### REQUIRED WORK:
Using the listing below, copy every line that mentions "Output".

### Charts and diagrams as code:
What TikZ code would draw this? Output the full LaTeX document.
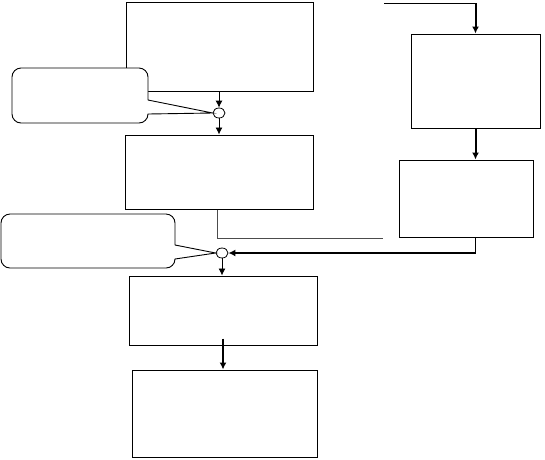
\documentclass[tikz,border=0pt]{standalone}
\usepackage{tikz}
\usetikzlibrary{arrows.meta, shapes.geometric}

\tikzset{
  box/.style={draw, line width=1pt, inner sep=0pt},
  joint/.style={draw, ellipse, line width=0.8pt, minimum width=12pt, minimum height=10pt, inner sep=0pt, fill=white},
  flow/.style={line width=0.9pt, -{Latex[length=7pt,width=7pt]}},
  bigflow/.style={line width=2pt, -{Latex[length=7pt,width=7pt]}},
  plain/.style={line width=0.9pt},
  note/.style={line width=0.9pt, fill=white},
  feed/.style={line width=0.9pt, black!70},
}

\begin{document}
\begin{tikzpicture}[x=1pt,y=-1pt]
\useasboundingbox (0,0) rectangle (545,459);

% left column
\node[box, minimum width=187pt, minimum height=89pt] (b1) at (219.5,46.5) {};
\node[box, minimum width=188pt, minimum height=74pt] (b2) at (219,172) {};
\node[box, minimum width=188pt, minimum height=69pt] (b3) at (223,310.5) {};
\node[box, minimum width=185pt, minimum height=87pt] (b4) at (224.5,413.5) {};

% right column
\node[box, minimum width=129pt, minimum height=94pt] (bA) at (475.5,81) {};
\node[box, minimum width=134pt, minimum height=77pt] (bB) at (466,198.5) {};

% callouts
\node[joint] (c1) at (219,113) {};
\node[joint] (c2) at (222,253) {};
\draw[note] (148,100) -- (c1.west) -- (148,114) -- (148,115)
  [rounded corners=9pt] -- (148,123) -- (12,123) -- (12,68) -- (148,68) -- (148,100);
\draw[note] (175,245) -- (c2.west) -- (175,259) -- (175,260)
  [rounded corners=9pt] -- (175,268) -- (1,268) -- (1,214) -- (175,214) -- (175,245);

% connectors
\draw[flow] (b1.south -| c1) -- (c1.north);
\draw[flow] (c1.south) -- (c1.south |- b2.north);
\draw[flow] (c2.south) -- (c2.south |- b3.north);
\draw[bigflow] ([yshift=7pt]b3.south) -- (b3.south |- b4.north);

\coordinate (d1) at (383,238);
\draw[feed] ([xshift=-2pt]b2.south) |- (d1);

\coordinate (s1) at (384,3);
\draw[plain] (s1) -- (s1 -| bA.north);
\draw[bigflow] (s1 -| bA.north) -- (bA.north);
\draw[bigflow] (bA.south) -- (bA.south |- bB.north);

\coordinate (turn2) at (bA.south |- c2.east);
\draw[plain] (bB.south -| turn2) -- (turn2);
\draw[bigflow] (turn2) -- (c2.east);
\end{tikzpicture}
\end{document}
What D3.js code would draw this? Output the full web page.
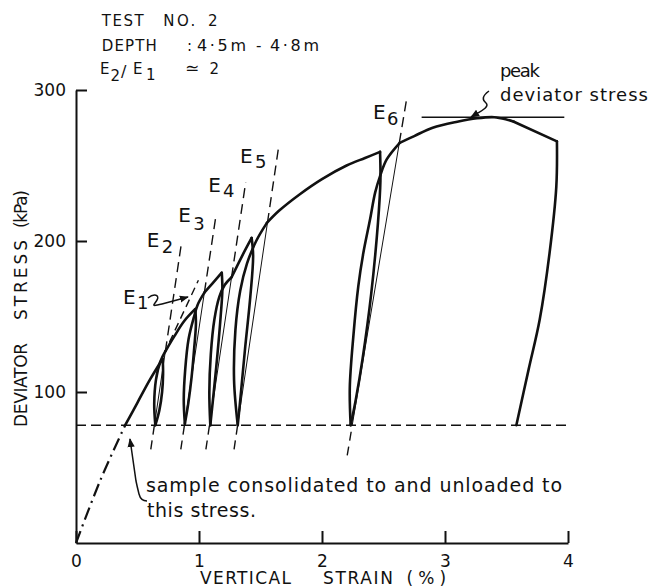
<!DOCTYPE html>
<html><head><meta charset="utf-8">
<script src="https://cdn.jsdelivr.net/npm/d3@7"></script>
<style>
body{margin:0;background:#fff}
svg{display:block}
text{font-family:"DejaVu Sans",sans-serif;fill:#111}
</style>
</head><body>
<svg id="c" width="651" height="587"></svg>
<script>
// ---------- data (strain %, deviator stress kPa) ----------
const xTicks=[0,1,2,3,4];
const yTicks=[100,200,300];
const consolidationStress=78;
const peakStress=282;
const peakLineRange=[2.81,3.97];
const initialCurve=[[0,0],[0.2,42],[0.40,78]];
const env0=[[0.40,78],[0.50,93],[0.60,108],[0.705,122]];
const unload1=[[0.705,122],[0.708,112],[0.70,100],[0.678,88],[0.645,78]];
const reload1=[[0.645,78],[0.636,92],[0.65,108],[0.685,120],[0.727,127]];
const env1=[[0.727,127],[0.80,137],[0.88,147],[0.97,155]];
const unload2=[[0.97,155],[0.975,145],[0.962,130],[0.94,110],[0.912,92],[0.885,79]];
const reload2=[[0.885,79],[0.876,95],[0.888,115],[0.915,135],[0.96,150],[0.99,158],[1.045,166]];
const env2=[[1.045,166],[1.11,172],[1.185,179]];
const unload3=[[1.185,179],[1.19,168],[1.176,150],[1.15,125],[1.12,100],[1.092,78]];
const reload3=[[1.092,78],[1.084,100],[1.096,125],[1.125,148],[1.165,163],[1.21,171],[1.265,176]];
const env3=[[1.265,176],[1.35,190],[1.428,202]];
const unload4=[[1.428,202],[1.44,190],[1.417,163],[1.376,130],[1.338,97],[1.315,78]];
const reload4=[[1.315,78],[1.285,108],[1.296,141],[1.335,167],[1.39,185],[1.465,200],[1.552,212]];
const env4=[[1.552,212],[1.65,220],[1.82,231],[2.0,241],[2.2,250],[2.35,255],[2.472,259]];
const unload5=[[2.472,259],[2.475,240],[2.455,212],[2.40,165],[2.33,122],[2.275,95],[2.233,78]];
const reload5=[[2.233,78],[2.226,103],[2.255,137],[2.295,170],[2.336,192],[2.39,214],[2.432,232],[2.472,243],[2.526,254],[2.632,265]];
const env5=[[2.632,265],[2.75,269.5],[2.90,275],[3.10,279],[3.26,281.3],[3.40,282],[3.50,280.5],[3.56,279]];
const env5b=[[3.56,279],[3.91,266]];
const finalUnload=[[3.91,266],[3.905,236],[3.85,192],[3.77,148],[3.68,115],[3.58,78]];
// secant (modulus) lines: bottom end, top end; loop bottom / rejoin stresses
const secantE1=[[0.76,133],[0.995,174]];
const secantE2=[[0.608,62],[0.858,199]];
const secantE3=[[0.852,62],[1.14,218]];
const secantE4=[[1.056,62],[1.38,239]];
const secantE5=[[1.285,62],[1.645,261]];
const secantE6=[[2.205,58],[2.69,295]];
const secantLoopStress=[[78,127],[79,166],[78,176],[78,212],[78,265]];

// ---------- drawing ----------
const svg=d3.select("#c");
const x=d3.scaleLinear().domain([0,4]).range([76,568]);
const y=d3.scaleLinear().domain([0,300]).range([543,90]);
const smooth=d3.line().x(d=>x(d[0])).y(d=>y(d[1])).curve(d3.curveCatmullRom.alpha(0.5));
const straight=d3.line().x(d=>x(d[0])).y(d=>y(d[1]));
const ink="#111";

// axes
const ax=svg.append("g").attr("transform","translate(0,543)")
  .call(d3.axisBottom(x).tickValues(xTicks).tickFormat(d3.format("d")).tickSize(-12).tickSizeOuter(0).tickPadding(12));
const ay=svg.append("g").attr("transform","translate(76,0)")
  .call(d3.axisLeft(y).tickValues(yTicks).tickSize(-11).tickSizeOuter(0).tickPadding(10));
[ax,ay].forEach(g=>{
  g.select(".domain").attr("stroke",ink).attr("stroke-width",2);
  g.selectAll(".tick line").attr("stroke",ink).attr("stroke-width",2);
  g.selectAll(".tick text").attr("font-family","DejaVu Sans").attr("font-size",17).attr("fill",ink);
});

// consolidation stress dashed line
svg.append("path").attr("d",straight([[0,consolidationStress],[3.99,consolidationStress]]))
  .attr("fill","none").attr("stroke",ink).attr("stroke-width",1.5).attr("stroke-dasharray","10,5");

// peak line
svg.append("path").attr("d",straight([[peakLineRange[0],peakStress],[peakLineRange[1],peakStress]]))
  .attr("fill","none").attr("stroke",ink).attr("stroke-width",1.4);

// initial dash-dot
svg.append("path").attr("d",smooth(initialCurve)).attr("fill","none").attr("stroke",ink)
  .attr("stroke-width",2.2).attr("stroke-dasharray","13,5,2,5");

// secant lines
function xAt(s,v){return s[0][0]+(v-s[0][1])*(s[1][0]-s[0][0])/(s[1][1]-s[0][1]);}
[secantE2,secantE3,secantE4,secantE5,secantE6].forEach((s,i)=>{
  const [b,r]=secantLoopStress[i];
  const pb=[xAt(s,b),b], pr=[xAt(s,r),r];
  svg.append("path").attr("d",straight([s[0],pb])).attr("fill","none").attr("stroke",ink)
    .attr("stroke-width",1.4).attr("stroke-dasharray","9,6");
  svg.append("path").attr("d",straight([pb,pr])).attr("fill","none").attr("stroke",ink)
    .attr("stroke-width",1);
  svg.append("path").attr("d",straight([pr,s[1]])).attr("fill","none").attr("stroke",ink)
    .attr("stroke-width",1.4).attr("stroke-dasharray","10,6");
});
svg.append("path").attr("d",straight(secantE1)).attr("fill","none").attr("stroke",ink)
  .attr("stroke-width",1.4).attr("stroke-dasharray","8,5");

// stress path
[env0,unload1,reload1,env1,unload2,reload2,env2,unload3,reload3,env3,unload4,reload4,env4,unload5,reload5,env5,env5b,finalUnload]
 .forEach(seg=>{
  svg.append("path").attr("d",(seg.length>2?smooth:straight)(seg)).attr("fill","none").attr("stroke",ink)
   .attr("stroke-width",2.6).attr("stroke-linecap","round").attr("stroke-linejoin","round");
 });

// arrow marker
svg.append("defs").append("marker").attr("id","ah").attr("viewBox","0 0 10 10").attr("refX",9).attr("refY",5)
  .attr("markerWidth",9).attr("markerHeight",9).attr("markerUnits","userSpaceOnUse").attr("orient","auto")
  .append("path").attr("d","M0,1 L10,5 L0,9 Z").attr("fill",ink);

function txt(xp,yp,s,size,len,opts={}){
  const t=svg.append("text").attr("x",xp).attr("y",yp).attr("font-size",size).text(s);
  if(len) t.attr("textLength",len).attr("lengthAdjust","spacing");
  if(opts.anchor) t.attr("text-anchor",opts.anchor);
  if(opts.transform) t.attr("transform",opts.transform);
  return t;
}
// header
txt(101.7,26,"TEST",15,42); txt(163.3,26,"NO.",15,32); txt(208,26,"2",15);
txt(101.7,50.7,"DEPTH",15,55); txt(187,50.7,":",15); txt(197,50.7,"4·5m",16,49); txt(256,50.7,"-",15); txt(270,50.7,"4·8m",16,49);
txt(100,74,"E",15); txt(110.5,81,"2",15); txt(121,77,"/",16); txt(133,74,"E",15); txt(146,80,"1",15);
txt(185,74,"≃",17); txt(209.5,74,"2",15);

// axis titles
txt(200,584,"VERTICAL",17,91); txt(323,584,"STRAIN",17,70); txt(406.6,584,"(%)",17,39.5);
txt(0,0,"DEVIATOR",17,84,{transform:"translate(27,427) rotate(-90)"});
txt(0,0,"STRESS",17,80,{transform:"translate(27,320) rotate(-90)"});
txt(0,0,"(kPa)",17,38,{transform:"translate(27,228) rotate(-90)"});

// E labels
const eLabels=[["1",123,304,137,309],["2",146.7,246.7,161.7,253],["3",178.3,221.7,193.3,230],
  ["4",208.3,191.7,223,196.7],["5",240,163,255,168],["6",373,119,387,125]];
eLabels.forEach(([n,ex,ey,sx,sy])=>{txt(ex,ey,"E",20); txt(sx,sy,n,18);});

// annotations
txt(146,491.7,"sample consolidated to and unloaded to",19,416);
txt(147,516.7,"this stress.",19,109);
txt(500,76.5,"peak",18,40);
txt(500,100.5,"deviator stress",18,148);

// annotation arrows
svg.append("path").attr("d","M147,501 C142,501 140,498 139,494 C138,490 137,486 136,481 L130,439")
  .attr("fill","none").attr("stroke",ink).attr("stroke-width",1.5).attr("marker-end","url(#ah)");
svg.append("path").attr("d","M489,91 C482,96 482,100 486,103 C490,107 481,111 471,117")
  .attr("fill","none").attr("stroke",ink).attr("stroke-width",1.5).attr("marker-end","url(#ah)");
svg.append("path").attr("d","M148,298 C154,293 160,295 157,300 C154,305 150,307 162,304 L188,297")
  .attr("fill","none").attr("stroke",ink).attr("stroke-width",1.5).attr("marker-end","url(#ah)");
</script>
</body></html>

### REPLY TO THE TASK:
What TikZ code would draw this? Output the full LaTeX document.
What D3.js code would draw this? Output the full web page.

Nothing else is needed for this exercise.